I know mum and dad feel the same way about the area. Four years ago they moved to Eden. Eden is not far from the rock. They love it down there, for them, it really is home. When they moved there they bought a house and dad bought a boat, both of which opened new horizons to explore, facilitated different ways of being in and experiencing an old place (espressos before sunrise are a nice way to start any days fishing and sure beats the instant coffee of the old days). Like most good things, that old place can never get “old”, no matter how much time I spend there it always brings me something new. Each visit, each day, each hour. It is constantly changing, constantly revealing new parts of itself. Since then I’ve been quickly accumulating new memories, new experiences. Adding to and enriching the memories that me and the rock share. Feeling like my arms will fall off before 830am after catching kingfish after kingfish, crazy bonito sessions off the rocks, watching dad surpass me as a lure fisherman (fly fishing exclusively for two years hasn’t done much for my skills with a spin rod, that stubborn streak again), watching whales, dolphins and all manner of life doing their thing in the oceans. Time spent with family, time spent with friends, time spent cooking, eating and drinking. Weddings, kids, dogs, parties. Some more stupid stuff, falling in off some different rocks, sending one hundred people down a steep goat track in the dark after a chaotic new years party (sorry Dan). For me there isn’t any place in the world as special as the far south coast. It feels like home.
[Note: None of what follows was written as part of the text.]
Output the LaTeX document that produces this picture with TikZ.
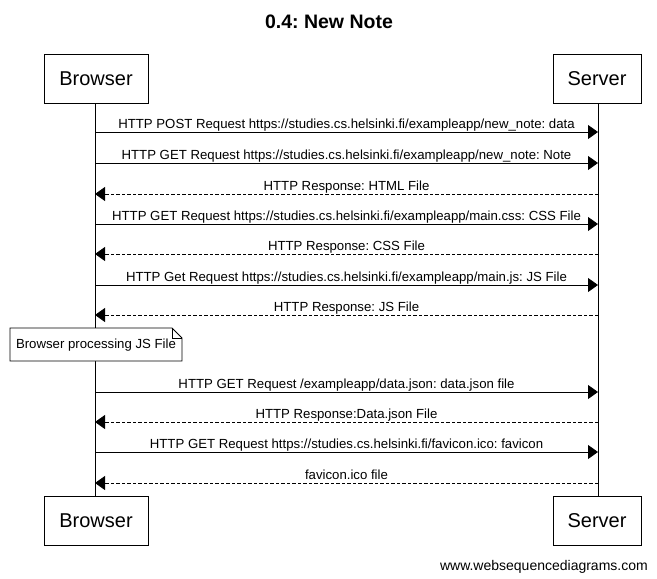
\documentclass[tikz,border=0pt]{standalone}
\usepackage{fontspec}
\setmainfont{Liberation Sans}
\usetikzlibrary{arrows.meta}
\frenchspacing
\begin{document}
\frenchspacing
\begin{tikzpicture}[x=1pt,y=-1pt,
  actor/.style={draw, line width=0.8pt, fill=white, minimum width=104pt, minimum height=49pt, inner sep=0pt, font=\fontsize{20}{24}\selectfont},
  srvactor/.style={actor, minimum width=88pt},
  life/.style={line width=0.8pt},
  msg/.style={line width=0.8pt, -{Triangle[length=10pt,width=14pt]}},
  reply/.style={msg, dash pattern=on 3.5pt off 2pt},
  lbl/.style={midway, anchor=base, yshift=4pt, inner sep=0pt, font=\fontsize{13.2}{15}\selectfont},
  notetext/.style={inner sep=0pt, font=\fontsize{13.2}{15}\selectfont}
]
\useasboundingbox (0,0) rectangle (657,579);
\fill[white] (0,0) rectangle (657,579);

\node[font=\bfseries\fontsize{19.5}{22}\selectfont] (title) at (329,22) {0.4: New Note};

\node[actor] (bt) at (96,78.5) {Browser};
\node[srvactor] (st) at (597,78.5) {Server};
\node[actor] (bb) at (96,520.5) {Browser};
\node[srvactor] (sb) at (597,520.5) {Server};

% lifelines
\coordinate (nt) at (95,328);
\coordinate (nb) at (95,361);
\draw[life] (bt.south -| 95,0) -- (nt);
\draw[life] (nb) -- (bb.north -| 95,0);
\draw[life] (st.south -| 598,0) -- (sb.north -| 598,0);

% note
\draw[line width=0.8pt, fill=white] (10,328) -- (172,328) -- (182,338) -- (182,361) -- (10,361) -- cycle;
\draw[line width=0.8pt] (172,328) -- (172,338) -- (182,338);
\node[notetext] (note) at (96,345) {Browser processing JS File};

% message anchors
\foreach \i/\y in {1/132,2/163,3/194,4/224,5/254,6/285,7/315,8/392,9/422,10/452,11/483} {
  \coordinate (b\i) at (95,\y);
  \coordinate (s\i) at (598,\y);
}

\draw[msg] (b1) -- (s1) node[lbl] {HTTP POST Request https://studies.cs.helsinki.fi/exampleapp/new\_note: data};
\draw[msg] (b2) -- (s2) node[lbl] {HTTP GET Request https://studies.cs.helsinki.fi/exampleapp/new\_note: Note};
\draw[reply] (s3) -- (b3) node[lbl] {HTTP Response: HTML File};
\draw[msg] (b4) -- (s4) node[lbl] {HTTP GET Request https://studies.cs.helsinki.fi/exampleapp/main.css: CSS File};
\draw[reply] (s5) -- (b5) node[lbl] {HTTP Response: CSS File};
\draw[msg] (b6) -- (s6) node[lbl] {HTTP Get Request https://studies.cs.helsinki.fi/exampleapp/main.js: JS File};
\draw[reply] (s7) -- (b7) node[lbl] {HTTP Response: JS File};
\draw[msg] (b8) -- (s8) node[lbl] {HTTP GET Request /exampleapp/data.json: data.json file};
\draw[reply] (s9) -- (b9) node[lbl] {HTTP Response:Data.json File};
\draw[msg] (b10) -- (s10) node[lbl] {HTTP GET Request https://studies.cs.helsinki.fi/favicon.ico: favicon};
\draw[reply] (s11) -- (b11) node[lbl] {favicon.ico file};

\node[anchor=base east, inner sep=0pt, font=\fontsize{14}{16}\selectfont] (web) at (648,570) {www.websequencediagrams.com};
\end{tikzpicture}
\end{document}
I recently visited the folks. Some friends joined us. It had been too long, it was so good to be back. This was originally meant to be a fishing report until I started on a tangent sparked by that thought. It isn’t really a fishing report anymore. We spent the week doing all manner of things, many of them were fishing related many of them weren’t. On the fishing front, the kingfish watching was sublime. There were acres of kingfish on the surface feeding on sardine fry for a few days. We didn’t manage to catch any, but the watching was good in and of itself. Being in the middle of back to back kingfish, most over a meter, cruising under and around the boat was just amazing. Watching the orgy of activity that follows such an occurrence similarly so. Gannets, seals, fairy penguins all pigging out, all frantically trying to make the most of an impermanent bounty that could disappear at any moment. Aside from that we caught more than enough fish, squid and abalone for dinner and generally had a ball. Even though the fishing wasn’t great, it is always good to be fishing. It wasn’t just a fishing trip though, and the non fishing was wonderful. Spending time with Em and Ps 18 month old Eli, spending time with friends, 630am whiskeys on the boat, dogs walks on the beach, communal dinners by the pizza oven, falling asleep with the good sort of exhaustion 15 minutes into a movie. Boardgames, saunas, jumping in and out of the freezing pool. It was good to be home.
While I was down there I made sure I visited the rock. I was alone. A calm came over me. I watched sunrise. I had a few casts of the fly rod. There was nowhere in the world I would have preferred to be. We spent a good four or so hours together before I went back to make myself a coffee and enjoy the rest of the day. At peace, happy.